For the structure shown below, which was true deck bending, Canam advised us that it could work so long as it didn't take more than 50 lbs effort per sheet to push the deck down for fastening based on Ix etc. Even that is a a bit uncomfortable in my opinion. At that level of force, I'd have to think you'd be dealing with some substantial residual forces in the deck and fastenings.

c01_mdvgj1.jpg
 
If I understood him correctly, he was basically talking about forcing a milti-span deck in the strong axis to an adjacent member that deviates from the deck slope. I vaguely remember him saying something about sledgehammers, so your concerns about the residual tension in the fasteners is probably warranted. My thought is that any concerns with warping in the weak axis should be negligible, I just need to look through the extreme conditions in the strong axis and make sure they’re manageable. It might make sense to just have them use single span deck sheets in some areas to alleviate any induced tension on the fasteners.

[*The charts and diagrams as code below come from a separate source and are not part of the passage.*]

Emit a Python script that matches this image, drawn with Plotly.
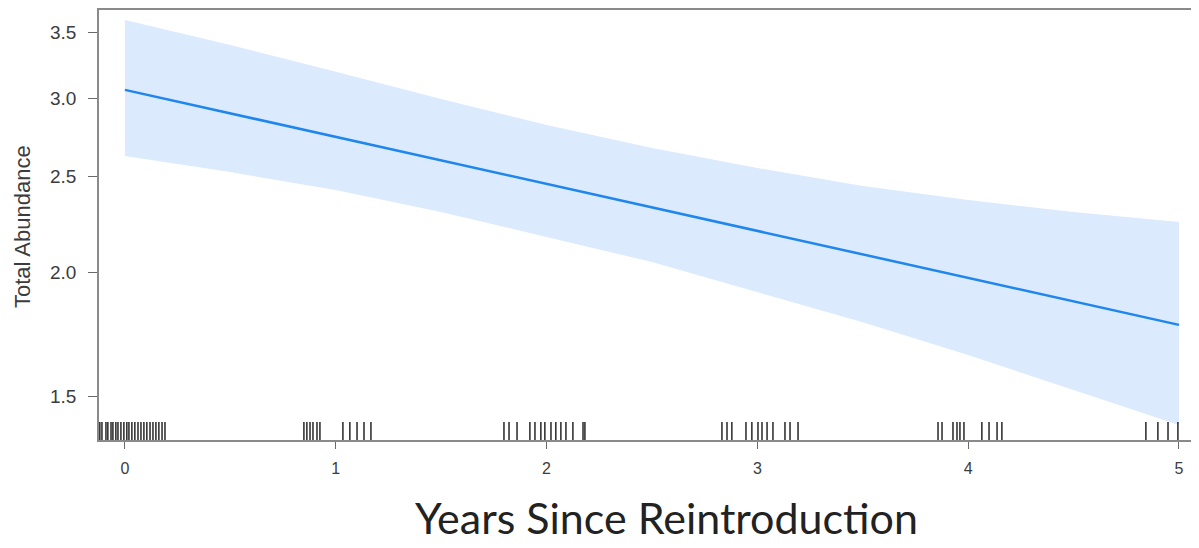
import plotly.graph_objects as go
import math

# ---- data ----
x_fit = [0, 1, 2, 3, 4, 5]
fit = [3.059, 2.741, 2.457, 2.202, 1.974, 1.770]

x_band = [0, 0.5, 1, 1.5, 2, 2.5, 3, 3.5, 4, 4.5, 5]
upper = [3.599, 3.396, 3.190, 2.995, 2.819, 2.672, 2.550, 2.446, 2.367, 2.302, 2.249]
lower = [2.623, 2.526, 2.423, 2.302, 2.172, 2.049, 1.911, 1.781, 1.650, 1.521, 1.402]

rug_x = [-0.119, -0.109, -0.090, -0.081, -0.066, -0.057, -0.043, -0.033, -0.019, -0.005,
         0.009, 0.019, 0.033, 0.047, 0.062, 0.076, 0.090, 0.104, 0.119, 0.133, 0.147,
         0.161, 0.176, 0.190,
         0.849, 0.863, 0.878, 0.892, 0.911, 0.925, 1.034, 1.067, 1.101, 1.134, 1.167,
         1.798, 1.822, 1.860, 1.921, 1.945, 1.973, 1.992, 2.021, 2.044, 2.068, 2.092,
         2.125, 2.173, 2.182,
         2.832, 2.856, 2.879, 2.946, 2.974, 3.003, 3.022, 3.046, 3.074, 3.131, 3.155, 3.193,
         3.857, 3.876, 3.928, 3.947, 3.961, 3.980, 4.065, 4.099, 4.137, 4.160,
         4.843, 4.900, 4.948, 4.995]

y_ticks = [1.5, 2.0, 2.5, 3.0, 3.5]
x_ticks = [0, 1, 2, 3, 4, 5]

x_title = "Years Since Reintroduction"
y_title = "Total Abundance"

# ---- layout constants (page has an 8px body margin) ----
W, H = 1191, 540
ML, MT, MB = 91, 2, 108
PW, PH = 1100, 430
y_lo, y_hi = math.log10(1.354), math.log10(3.684)
x_lo, x_hi = -0.123, 5.095
rug_y = 10 ** (y_lo + 7.5 / 989)

fig = go.Figure()

fig.add_trace(go.Scatter(
    x=x_band + x_band[::-1], y=upper + lower[::-1],
    fill="toself", fillcolor="#dbeafd", line=dict(width=0),
    mode="lines", hoverinfo="skip", showlegend=False))

fig.add_trace(go.Scatter(
    x=x_fit, y=fit, mode="lines",
    line=dict(color="#1e86ec", width=2.5), showlegend=False))

fig.add_trace(go.Scatter(
    x=rug_x, y=[rug_y] * len(rug_x), mode="markers",
    marker=dict(symbol="line-ns", size=15,
                line=dict(color="rgba(0,0,0,0.85)", width=1.5)),
    showlegend=False, hoverinfo="x"))

fig.update_layout(
    width=W, height=H,
    margin=dict(l=ML, r=0, t=MT, b=MB),
    paper_bgcolor="white", plot_bgcolor="white",
    font=dict(family="Liberation Sans, Arial", color="#3c3c3c"),
    xaxis=dict(range=[x_lo, x_hi], tickvals=x_ticks, ticktext=[str(v) for v in x_ticks],
               showgrid=False, zeroline=False, showline=True, linecolor="#8a8a8a",
               linewidth=1.5, mirror=True, ticks="outside", ticklen=7,
               tickcolor="#6a6a6a", tickfont=dict(size=16), ticklabelstandoff=6),
    yaxis=dict(type="log", range=[y_lo, y_hi], tickvals=y_ticks,
               ticktext=[f"{v:.1f}" for v in y_ticks],
               showgrid=False, zeroline=False, showline=True, linecolor="#8a8a8a",
               linewidth=1.5, ticks="outside", ticklen=9, tickcolor="#6a6a6a",
               tickfont=dict(size=19), ticklabelstandoff=8),
    annotations=[
        dict(text=x_title, xref="paper", yref="paper", x=(658 - ML) / PW,
             y=(432 - 509) / PH, xanchor="center", yanchor="middle", showarrow=False,
             font=dict(family="Lato, Open Sans", size=43, color="#222222")),
        dict(text=y_title, xref="paper", yref="paper", x=(14 - ML) / PW,
             y=(432 - 218) / PH, xanchor="center", yanchor="middle", showarrow=False,
             textangle=-90, font=dict(size=22, color="#3c3c3c")),
    ],
)

fig.write_html("out.html")
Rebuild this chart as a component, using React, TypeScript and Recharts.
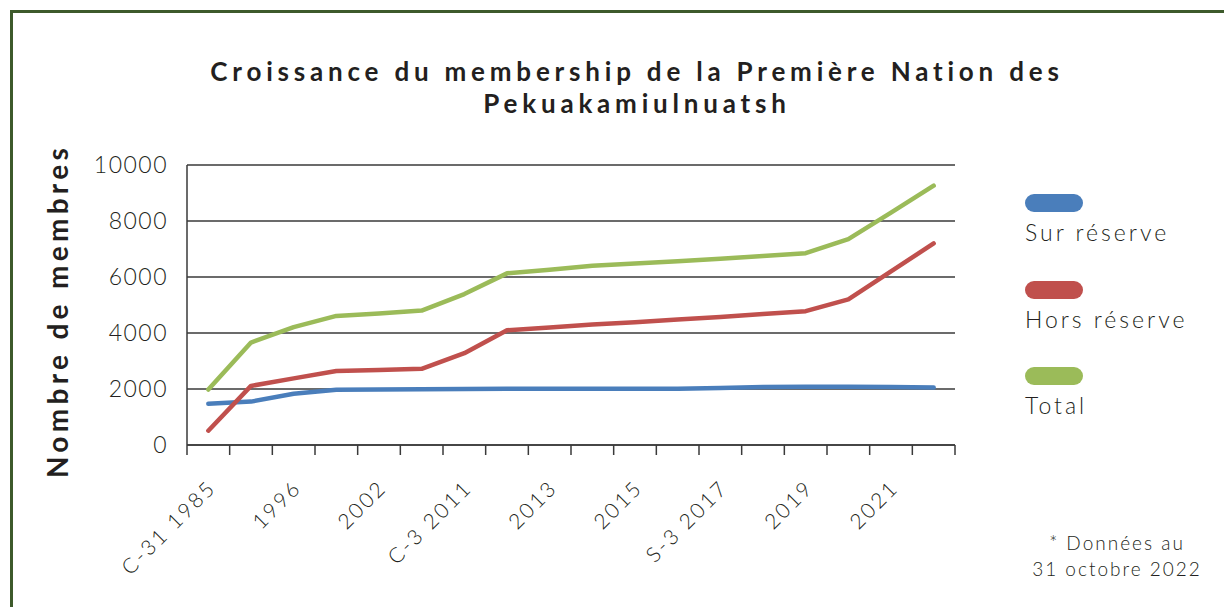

On the building in the picture, the deck is spanning parallel to the roof curvature?
 
tx said:
If I understood him correctly, he was basically talking about forcing a milti-span deck in the strong axis to an adjacent member that deviates from the deck slope.

I've yet to coax you into saying the words yet but I get the impression that your situation is deck warping rather than deck bending. If that's correct, I really don't think that you need to worry about any of this unless you're getting into very steep cross slopes.

tx said:
It might make sense to just have them use single span deck sheets in some areas to alleviate any induced tension on the fasteners.

I almost wonder if this might be worse for the deck fasteners. I'd think you'd always be fastening through a gap at each end. Although, perhaps the gap is small enough to not cause problems. It would surely depend on the fastener style as well (pins vs welds etc).

tx said:
On the building in the picture, the deck is spanning parallel to the roof curvature?

It is, bending the deck the hard way. It's another story yet again it's actually two layers of deck for diaphragm reasons which made for lots of fun at the sheet corners where you've got heaps of deck overlapping in one place. Pretty good argument for discrete roof bracing when things get exotic.